### Short problem:
Find how many lines in the material contain "code"; your answer should be that number alone.

---------- Data extract

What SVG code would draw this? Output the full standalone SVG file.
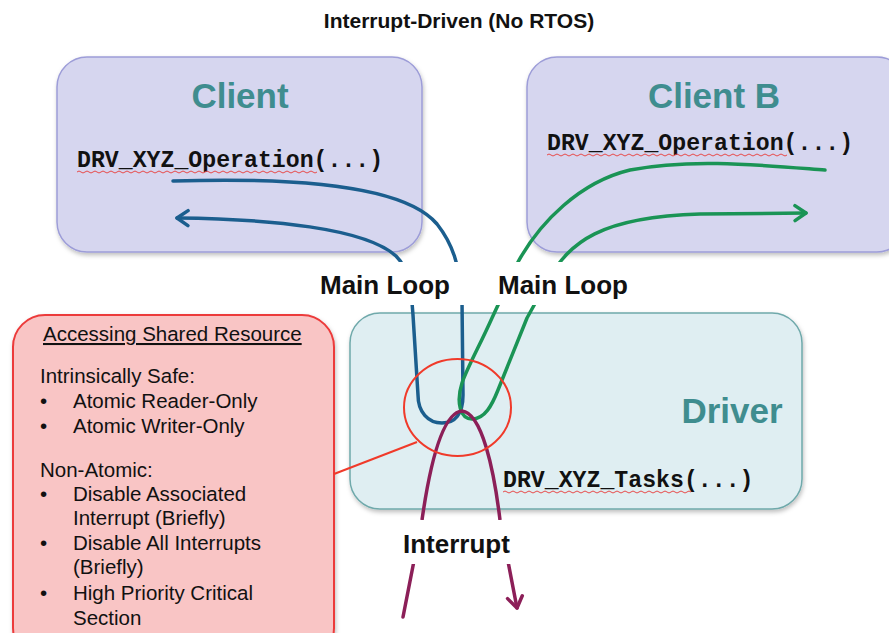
<svg xmlns="http://www.w3.org/2000/svg" width="889" height="633" viewBox="0 0 889 633">
  <style>
    .title { font-family: "Liberation Sans", Arial, sans-serif; font-weight: bold; font-size: 21px; fill: #111; }
    .head { font-family: "Liberation Sans", Arial, sans-serif; font-weight: bold; font-size: 35px; fill: #3f8d8f; text-anchor: middle; }
    .code { font-family: "Liberation Mono", "Courier New", monospace; font-weight: bold; font-size: 23.2px; fill: #111; }
    .label { font-family: "Liberation Sans", Arial, sans-serif; font-weight: bold; font-size: 26px; fill: #111; }
    .note { font-family: "Liberation Sans", Arial, sans-serif; font-size: 20.5px; fill: #111; }
    .squiggle { fill: none; stroke: #e84a4a; stroke-width: 1; }
    .flow { fill: none; stroke-width: 3.5; stroke-linecap: round; stroke-linejoin: round; }
    .client { fill: #d6d6ef; stroke: #9d9dd8; stroke-width: 1.5; }
    .driver { fill: #dfeef2; stroke: #6fa9ab; stroke-width: 1.5; }
    .warn { fill: #f9c5c5; stroke: #ec3b3b; stroke-width: 2; }
  </style>
  <defs>
    <filter id="shadow" x="-10%" y="-10%" width="120%" height="130%">
      <feDropShadow dx="1" dy="2.5" stdDeviation="2" flood-color="#000" flood-opacity="0.25"/>
    </filter>
    <marker id="arrow-blue" viewBox="-14 -10 16 20" markerWidth="16" markerHeight="20" refX="0" refY="0" orient="auto" markerUnits="userSpaceOnUse">
      <path d="M-11,-7.5 L0,0 L-11,7.5" fill="none" stroke="#1b5e8e" stroke-width="3.5" stroke-linecap="round" stroke-linejoin="round"/>
    </marker>
    <marker id="arrow-green" viewBox="-14 -10 16 20" markerWidth="16" markerHeight="20" refX="0" refY="0" orient="auto" markerUnits="userSpaceOnUse">
      <path d="M-11,-7.5 L0,0 L-11,7.5" fill="none" stroke="#1a9455" stroke-width="3.5" stroke-linecap="round" stroke-linejoin="round"/>
    </marker>
    <marker id="arrow-purple" viewBox="-14 -10 16 20" markerWidth="16" markerHeight="20" refX="0" refY="0" orient="auto" markerUnits="userSpaceOnUse">
      <path d="M-11,-7.5 L0,0 L-11,7.5" fill="none" stroke="#8c1f58" stroke-width="3.5" stroke-linecap="round" stroke-linejoin="round"/>
    </marker>
  </defs>

  <rect width="889" height="633" fill="#fff"/>

  <text class="title" x="459" y="28" text-anchor="middle">Interrupt-Driven (No RTOS)</text>

  <!-- Client -->
  <g id="client">
    <rect class="client" x="57" y="57" width="365" height="195" rx="30" filter="url(#shadow)"/>
    <text class="head" x="240" y="108">Client</text>
    <text class="code" x="77" y="167">DRV_XYZ_Operation(...)</text>
    <path class="squiggle" d="M77,172 q2,-2 4,0 t4,0 t4,0 t4,0 t4,0 t4,0 t4,0 t4,0 t4,0 t4,0 t4,0 t4,0 t4,0 t4,0 t4,0 t4,0 t4,0 t4,0 t4,0 t4,0 t4,0 t4,0 t4,0 t4,0 t4,0 t4,0 t4,0 t4,0 t4,0 t4,0 t4,0 t4,0 t4,0 t4,0 t4,0 t4,0 t4,0 t4,0 t4,0 t4,0 t4,0 t4,0 t4,0 t4,0 t4,0 t4,0 t4,0 t4,0 t4,0 t4,0 t4,0 t4,0 t4,0 t4,0 t4,0 t4,0 t4,0 t4,0 t4,0 t4,0"/>
  </g>

  <!-- Client B -->
  <g id="client-b">
    <rect class="client" x="527" y="57" width="380" height="195" rx="30" filter="url(#shadow)"/>
    <text class="head" x="714" y="108">Client B</text>
    <text class="code" x="547" y="150">DRV_XYZ_Operation(...)</text>
    <path class="squiggle" d="M547,155 q2,-2 4,0 t4,0 t4,0 t4,0 t4,0 t4,0 t4,0 t4,0 t4,0 t4,0 t4,0 t4,0 t4,0 t4,0 t4,0 t4,0 t4,0 t4,0 t4,0 t4,0 t4,0 t4,0 t4,0 t4,0 t4,0 t4,0 t4,0 t4,0 t4,0 t4,0 t4,0 t4,0 t4,0 t4,0 t4,0 t4,0 t4,0 t4,0 t4,0 t4,0 t4,0 t4,0 t4,0 t4,0 t4,0 t4,0 t4,0 t4,0 t4,0 t4,0 t4,0 t4,0 t4,0 t4,0 t4,0 t4,0 t4,0 t4,0 t4,0 t4,0"/>
  </g>

  <!-- Driver -->
  <g id="driver">
    <rect class="driver" x="350" y="313" width="452" height="196" rx="30" filter="url(#shadow)"/>
    <text class="head" x="732" y="423">Driver</text>
    <text class="code" x="503" y="487">DRV_XYZ_Tasks(...)</text>
    <path class="squiggle" d="M503,492 q2,-2 4,0 t4,0 t4,0 t4,0 t4,0 t4,0 t4,0 t4,0 t4,0 t4,0 t4,0 t4,0 t4,0 t4,0 t4,0 t4,0 t4,0 t4,0 t4,0 t4,0 t4,0 t4,0 t4,0 t4,0 t4,0 t4,0 t4,0 t4,0 t4,0 t4,0 t4,0 t4,0 t4,0 t4,0 t4,0 t4,0 t4,0 t4,0 t4,0 t4,0 t4,0 t4,0 t4,0 t4,0 t4,0 t4,0 t4,0"/>
  </g>

  <!-- Shared-resource notes -->
  <g id="shared-resource">
    <rect class="warn" x="13" y="315" width="321" height="345" rx="32" filter="url(#shadow)"/>
    <text class="note" x="43" y="341" text-decoration="underline">Accessing Shared Resource</text>
    <text class="note" x="40" y="383">Intrinsically Safe:</text>
    <text class="note" x="40" y="408">•</text>
    <text class="note" x="73" y="408">Atomic Reader-Only</text>
    <text class="note" x="40" y="433">•</text>
    <text class="note" x="73" y="433">Atomic Writer-Only</text>
    <text class="note" x="40" y="477">Non-Atomic:</text>
    <text class="note" x="40" y="501">•</text>
    <text class="note" x="73" y="501">Disable Associated</text>
    <text class="note" x="73" y="525">Interrupt (Briefly)</text>
    <text class="note" x="40" y="550">•</text>
    <text class="note" x="73" y="550">Disable All Interrupts</text>
    <text class="note" x="73" y="574">(Briefly)</text>
    <text class="note" x="40" y="600">•</text>
    <text class="note" x="73" y="600">High Priority Critical</text>
    <text class="note" x="73" y="625">Section</text>
  </g>

  <!-- Connectors -->
  <g id="connectors">
    <!-- client main loop -->
    <path class="flow" stroke="#1b5e8e" marker-end="url(#arrow-blue)"
      d="M173,181 C300,177 405,186 437,224 C452,243 460,265 462,300 L463,395 C463,414 455,423 442,423 C428,423 418,412 418,395 L413,315 C411,285 408,268 396,256 C365,228 270,219 177,218"/>
    <!-- client B main loop -->
    <path class="flow" stroke="#1a9455" marker-end="url(#arrow-green)"
      d="M825,170 C760,165 690,158 630,170 C580,182 540,222 518,262 L492,318 C480,345 468,366 462,383 C456,402 460,419 472,419 C485,419 492,405 498,390 L527,318 L548,280 C570,242 600,217 700,214 L806,213"/>
    <!-- interrupt -->
    <path class="flow" stroke="#8c1f58" marker-end="url(#arrow-purple)"
      d="M403,617 L422,520 C428,478 440,413 462,411 C482,413 494,470 500,520 L517,608"/>
    <!-- shared-resource callout -->
    <ellipse cx="457.5" cy="407.5" rx="53.5" ry="48.5" fill="none" stroke="#f03a2a" stroke-width="2"/>
    <line x1="417" y1="442" x2="334" y2="474" stroke="#f03a2a" stroke-width="2"/>
  </g>

  <!-- Flow labels, with white backing that breaks the lines -->
  <g id="label-main-loop-a">
    <rect x="300" y="262" width="167" height="43" fill="#fff"/>
    <text class="label" x="320" y="294">Main Loop</text>
  </g>
  <g id="label-main-loop-b">
    <rect x="478" y="262" width="170" height="43" fill="#fff"/>
    <text class="label" x="498" y="294">Main Loop</text>
  </g>
  <g id="label-interrupt">
    <rect x="395" y="520" width="125" height="44" fill="#fff"/>
    <text class="label" x="403" y="553">Interrupt</text>
  </g>
</svg>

--------------------

### Answer to this problem:
5